The telephone companies generally favoured an approach that would permit exemptions for new technologies on a case-by-case basis. ARCH submitted that any person, group or company could, at some time in the future, make application to the Commission to vary the standard on the basis of a technological advance. In the Commission's view, no specific provisions to allow for possible future exemptions of new technologies are necessary. The Commission has the authority, at any time, to amend the tariffs that reference CS-03 in order to add or delete exemptions, as appropriate.
ARCH saw no reason to exempt cordless sets. ARCH argued that most manufacturers in the United States are already producing a compatible cordless telephone. Bell noted that it is not aware of any technical difficulty associated with making cordless telephones hearing aid compatible. B.C. Tel and Northwestel suggested that it would be appropriate to exempt cordless telephones for a limited time. B.C. Tel assumed that the temporary exemption for cordless telephones under American legislation is intended to allow manufacturers time to redesign their products.
The Commission considers that the record of this proceeding does not provide it with sufficient information as to the current ability of manufacturers to ensure that all new cordless telephones are hearing aid compatible. However, TAPAC is capable of considering the technical difficulties that may arise if cordless-type telephones are not provided a temporary exemption. The Commission is of the view that such an exemption should not be provided unless TAPAC's enquiries lead it to conclude that technical difficulties are such that an exemption is warranted.
Northwestel supported an exemption for mobile telephones, while ARCH and BCOAPO were opposed to any such exemptions. The Commission notes that network protection standards have not been required for mobile telephones, including cellular telephones. As a result, mobile telephones are not subject to CS-03. Moreover, no party presented reasons for including mobile telephones under CS-03. The Commission considers that no compelling case has been made for requiring that mobile telephones be hearing aid compatible at this time.
No party to the proceeding requested that telephones manufactured prior to the establishment of requirements for compatibility be required to comply. The Commission agrees that the compatibility requirements should be imposed on a prospective basis only. Accordingly, the Commission concludes that TAPAC's modifications to CS-03 should be such that telephone sets manufactured after the appropriate date comply with the new standard.
In the U.S., corded telephones, other than secure telephones, imported or manufactured after mid-August 1989 for use in the U.S. must be hearing aid compatible. The legislation provides an additional two years (until August 1991) for cordless telephones to comply.
ARCH was particularly concerned that the deadline for compliance in Canada be the same as the August 1989 deadline imposed in the U.S. ARCH wishes to avoid the possibility of the dumping in Canada of non-complying equipment. ARCH noted that Decision 82-14 required that single-line terminal equipment be certified to CS-03 within six months.
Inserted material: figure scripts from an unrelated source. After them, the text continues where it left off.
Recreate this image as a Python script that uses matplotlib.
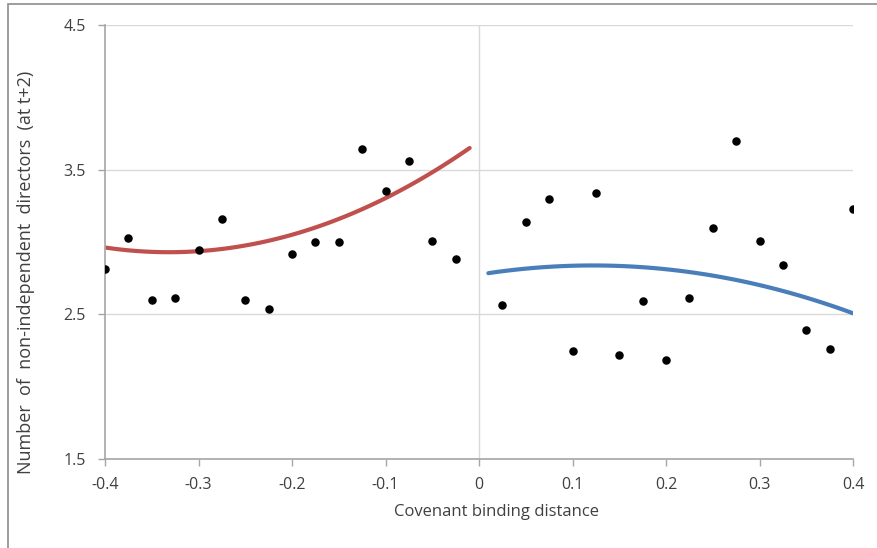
import numpy as np
import matplotlib.pyplot as plt
from matplotlib.patches import Rectangle

plt.rcParams['font.family'] = ['Open Sans', 'DejaVu Sans']

# binned scatter, left and right of the threshold
x_left = [-0.4, -0.375, -0.35, -0.325, -0.3, -0.275, -0.25, -0.225,
          -0.2, -0.175, -0.15, -0.125, -0.1, -0.075, -0.05, -0.025]
y_left = [2.81, 3.03, 2.60, 2.61, 2.945, 3.16, 2.60, 2.54,
          2.92, 3.00, 3.00, 3.64, 3.35, 3.56, 3.01, 2.88]
x_right = [0.025, 0.05, 0.075, 0.1, 0.125, 0.15, 0.175, 0.2,
           0.225, 0.25, 0.275, 0.3, 0.325, 0.35, 0.375, 0.4]
y_right = [2.565, 3.14, 3.30, 2.25, 3.34, 2.22, 2.59, 2.185,
           2.61, 3.10, 3.70, 3.01, 2.84, 2.39, 2.26, 3.23]

# quadratic trend lines (x, y)
trend_left_x = [-0.4, -0.35, -0.3, -0.25, -0.2, -0.15, -0.1, -0.05, -0.01]
trend_left_y = [2.96, 2.93, 2.94, 2.98, 3.05, 3.16, 3.30, 3.47, 3.66]
trend_right_x = [0.01, 0.05, 0.1, 0.15, 0.2, 0.25, 0.3, 0.35, 0.4]
trend_right_y = [2.79, 2.815, 2.83, 2.83, 2.81, 2.77, 2.71, 2.62, 2.50]

x_ticks = [-0.4, -0.3, -0.2, -0.1, 0, 0.1, 0.2, 0.3, 0.4]
x_tick_labels = ['-0.4', '-0.3', '-0.2', '-0.1', '0', '0.1', '0.2', '0.3', '0.4']
y_ticks = [1.5, 2.5, 3.5, 4.5]
y_tick_labels = ['1.5', '2.5', '3.5', '4.5']

fig = plt.figure(figsize=(8.77, 5.48), dpi=100)
ax = fig.add_axes([105/877, 1-459/548, 748/877, 434/548])

# outer frame like the exported chart area
fig.patches.append(Rectangle((8/877, -0.01), 1.0, 1-4/548 + 0.01, transform=fig.transFigure,
                             fill=False, edgecolor='#8c8c8c', linewidth=1.2))

ax.grid(axis='y', color='#d9d9d9', linewidth=1)
ax.axvline(0, color='#d9d9d9', linewidth=1, zorder=1)
ax.set_axisbelow(True)

# smooth trend lines (quadratic through the read points)
for tx, ty, col in [(trend_left_x, trend_left_y, '#c0504d'),
                    (trend_right_x, trend_right_y, '#4a7ebb')]:
    c = np.polyfit(tx, ty, 2)
    xs = np.linspace(tx[0], tx[-1], 100)
    ax.plot(xs, np.polyval(c, xs), color=col, linewidth=3, solid_capstyle='round', zorder=2)

ax.scatter(x_left, y_left, s=26, color='black', zorder=3)
ax.scatter(x_right, y_right, s=26, color='black', zorder=3)

ax.set_xlim(-0.4, 0.4)
ax.set_ylim(1.5, 4.5)
ax.set_xticks(x_ticks)
ax.set_xticklabels(x_tick_labels)
ax.set_yticks(y_ticks)
ax.set_yticklabels(y_tick_labels)

for s in ['top', 'right']:
    ax.spines[s].set_visible(False)
for s in ['left', 'bottom']:
    ax.spines[s].set_color('#a6a6a6')
    ax.spines[s].set_linewidth(1.2)
ax.tick_params(colors='#a6a6a6', labelcolor='#404040', labelsize=11.5, length=5, width=1)
ax.tick_params(axis='x', pad=8)
ax.tick_params(axis='y', pad=9)

ax.set_xlabel('Covenant binding distance', fontsize=12, color='#404040')
ax.xaxis.set_label_coords(0.524, -0.104)
ax.set_ylabel('Number  of  non-independent  directors  (at t+2)', fontsize=13,
              color='#404040')
ax.yaxis.set_label_coords(-0.094, 0.431)

fig.savefig('out.png', dpi=100)
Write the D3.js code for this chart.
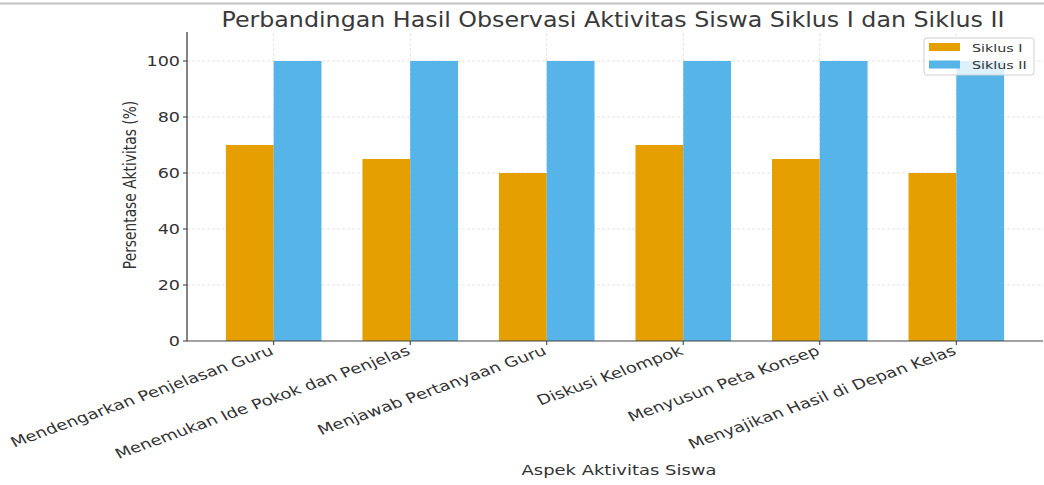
<!DOCTYPE html>
<html>
<head>
<meta charset="utf-8">
<script src="https://cdn.jsdelivr.net/npm/d3@7"></script>
<style>
  html, body { margin: 0; padding: 0; background: #fff; }
  svg { display: block; }
  text { font-family: "DejaVu Sans", sans-serif; fill: #333; }
</style>
</head>
<body>
<svg id="chart" width="1044" height="485"></svg>
<script>
const categories = [
  "Mendengarkan Penjelasan Guru",
  "Menemukan Ide Pokok dan Penjelas",
  "Menjawab Pertanyaan Guru",
  "Diskusi Kelompok",
  "Menyusun Peta Konsep",
  "Menyajikan Hasil di Depan Kelas"
];
const siklus1 = [70, 65, 60, 70, 65, 60];
const siklus2 = [100, 100, 100, 100, 100, 100];
const seriesNames = ["Siklus I", "Siklus II"];
const seriesColors = ["#E69F00", "#56B4E9"];
const yTicks = [0, 20, 40, 60, 80, 100];
const title = "Perbandingan Hasil Observasi Aktivitas Siswa Siklus I dan Siklus II";
const xTitle = "Aspek Aktivitas Siswa";
const yTitle = "Persentase Aktivitas (%)";

(function () {
const svg = d3.select("#chart");
const pL = 187, pR = 1043, pT = 33, pB = 341;
const SX = 1.3; // horizontal glyph stretch of the reference
const barW = 0.35;

const x = d3.scaleLinear().domain([-0.635, categories.length - 1 + 0.635]).range([pL, pR]);
const y = d3.scaleLinear().domain([0, 110]).range([pB, pT]);

// top border line of the screenshot
svg.append("line").attr("x1", 0).attr("x2", 1044).attr("y1", 3.5).attr("y2", 3.5)
  .attr("stroke", "#c4c4c4").attr("stroke-width", 2);

// grid
const grid = svg.append("g");
yTicks.slice(1).forEach(t => {
  grid.append("line").attr("x1", pL).attr("x2", pR).attr("y1", y(t)).attr("y2", y(t))
    .attr("stroke", "#dcdcdc").attr("stroke-width", 0.8).attr("stroke-dasharray", "3,2");
});
categories.forEach((c, i) => {
  grid.append("line").attr("x1", x(i)).attr("x2", x(i)).attr("y1", pT).attr("y2", pB)
    .attr("stroke", "#dcdcdc").attr("stroke-width", 0.8).attr("stroke-dasharray", "3,2");
});

// bars
const series = [siklus1, siklus2];
series.forEach((vals, s) => {
  svg.append("g").selectAll("rect").data(vals).join("rect")
    .attr("x", (d, i) => x(i + (s === 0 ? -barW : 0)))
    .attr("width", (d, i) => x(i + barW) - x(i))
    .attr("y", d => y(d))
    .attr("height", d => y(0) - y(d))
    .attr("fill", seriesColors[s]);
});

// spines
svg.append("line").attr("x1", pL).attr("x2", pL).attr("y1", pT - 1).attr("y2", pB)
  .attr("stroke", "#333").attr("stroke-width", 1.2);
svg.append("line").attr("x1", pL).attr("x2", pR).attr("y1", pB).attr("y2", pB)
  .attr("stroke", "#444").attr("stroke-width", 1.2);

// y ticks
yTicks.forEach(t => {
  svg.append("line").attr("x1", pL - 4).attr("x2", pL).attr("y1", y(t)).attr("y2", y(t))
    .attr("stroke", "#333").attr("stroke-width", 1);
  svg.append("text")
    .attr("transform", `translate(${pL - 7},${y(t) + 5}) scale(${SX},1)`)
    .attr("text-anchor", "end").attr("font-size", 13.5).text(t);
});

// x ticks and labels
categories.forEach((c, i) => {
  svg.append("line").attr("x1", x(i)).attr("x2", x(i)).attr("y1", pB).attr("y2", pB + 4)
    .attr("stroke", "#333").attr("stroke-width", 1);
  svg.append("text")
    .attr("transform", `translate(${x(i) + 1},${pB + 13}) scale(${SX},1) rotate(-25)`)
    .attr("text-anchor", "end").attr("font-size", 13.9).text(c);
});

// axis titles
svg.append("text")
  .attr("transform", `translate(${619},${475}) scale(${SX},1)`)
  .attr("text-anchor", "middle").attr("font-size", 13.8).text(xTitle);
svg.append("text")
  .attr("transform", `translate(${136},${(pT + pB) / 2 - 2}) scale(${SX},1) rotate(-90)`)
  .attr("text-anchor", "middle").attr("font-size", 13.8).text(yTitle);

// title
svg.append("text")
  .attr("x", 613).attr("y", 27).attr("text-anchor", "middle")
  .attr("font-size", 20.5).attr("textLength", 783).attr("lengthAdjust", "spacingAndGlyphs")
  .style("font-family", "'DejaVu Sans Condensed', 'DejaVu Sans', sans-serif")
  .style("fill", "#3a3a3a")
  .text(title);

// legend
const lg = svg.append("g").attr("transform", "translate(924,38)");
lg.append("rect").attr("width", 110).attr("height", 37).attr("rx", 3)
  .attr("fill", "#fff").attr("fill-opacity", 0.8).attr("stroke", "#d0d0d0").attr("stroke-width", 1);
seriesNames.forEach((n, i) => {
  lg.append("rect").attr("x", 5).attr("y", 5 + i * 17.5).attr("width", 31).attr("height", 8)
    .attr("fill", seriesColors[i]);
  lg.append("text").attr("transform", `translate(48,${13.5 + i * 17.5}) scale(${SX},1)`)
    .attr("font-size", 11).text(n);
});
})();
</script>
</body>
</html>
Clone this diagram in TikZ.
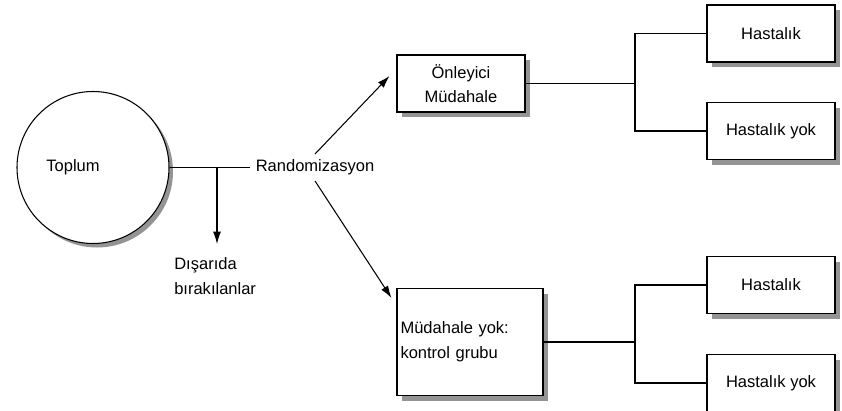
\documentclass[tikz,border=0pt]{standalone}
\usepackage{fontspec}
\setmainfont{Liberation Sans}
\usetikzlibrary{arrows.meta}

\begin{document}
\begin{tikzpicture}[
		font=\fontsize{9.4}{14}\selectfont,
		line width=0.6pt,
		boxshadow/.style={preaction={draw=none, fill=black!42, transform canvas={shift={(#1,-#1)}}}},
		boxshadow/.default=0.1,
		outcome/.style={rectangle, draw, fill=white, boxshadow, minimum width=2.56cm, minimum height=1.14cm, inner sep=0pt}
	]
		\useasboundingbox (0,0) rectangle (16.84,-8.2);

		\node (topl) at (1.86,-3.35) [circle, draw, fill=white, minimum size=3.04cm, boxshadow=0.08] {};
		\node (toplt) at (1.46,-3.35) {Toplum};

		\node (rnd) at (5.0,-3.35) [anchor=west, inner sep=3pt] {Randomizasyon};
		\node (disa) at (3.44,-5.11) [anchor=north west, align=left, inner sep=1pt] {Dışarıda\\bırakılanlar};
		\coordinate (cut) at (4.34,-3.35);
		\coordinate (dd) at (4.34,-4.88);

		\begin{scope}[every node/.style={rectangle, draw, fill=white, boxshadow}]
			\node (onl) at (9.22,-1.67) [minimum width=2.56cm, minimum height=1.14cm, align=center] {Önleyici\\Müdahale};
			\node (mudy) at (9.4,-6.84) [minimum width=2.92cm, minimum height=2.14cm, text width=2.78cm, inner xsep=0.07cm, align=left] {Müdahale yok:\\kontrol grubu};
		\end{scope}

		\node (has1) at (15.42,-0.67) [outcome] {Hastalık};
		\node (hy1) at (15.42,-2.62) [outcome] {Hastalık yok};
		\node (has2) at (15.42,-5.70) [outcome] {Hastalık};
		\node (hy2) at (15.42,-7.66) [outcome] {Hastalık yok};

		\coordinate (j1) at (12.7,-1.67);
		\coordinate (j2) at (12.7,-6.84);

		\begin{scope}[every edge/.style={draw=black, line width=0.6pt}]
			\path [-] (topl.east) edge (rnd.west);
			\path [-] (onl.east) edge (j1);
			\path [-] (mudy.east) edge (j2);
		\end{scope}

		\draw (has1.west) -| (j1) |- (hy1.west);
		\draw (has2.west) -| (j2) |- (hy2.west);

		\draw [-{Latex[length=7pt,width=4.5pt]}] (cut) -- (dd);
		\draw [-{Latex[length=7pt,width=4.5pt]}] (rnd.north) -- ([shift={(-0.14,0.15)}]onl.west);
		\draw [-{Latex[length=7pt,width=4.5pt]}] (rnd.south) -- ([shift={(-0.1,-0.2)}]mudy.north west);

	\end{tikzpicture}
\end{document}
B.C. Tel submitted that the effective date should be determined through negotiation between the appropriate governmental authorities and the manufacturing industry.
The Commission agrees with ARCH that the U.S. compliance date gives rise to concerns that non-hearing aid compatible telephone equipment may be dumped in Canada to the detriment of hearing impaired individuals. In light of this concern, TAPAC is encouraged to proceed as expeditiously as possible, taking into account the timing of the U.S. legislation.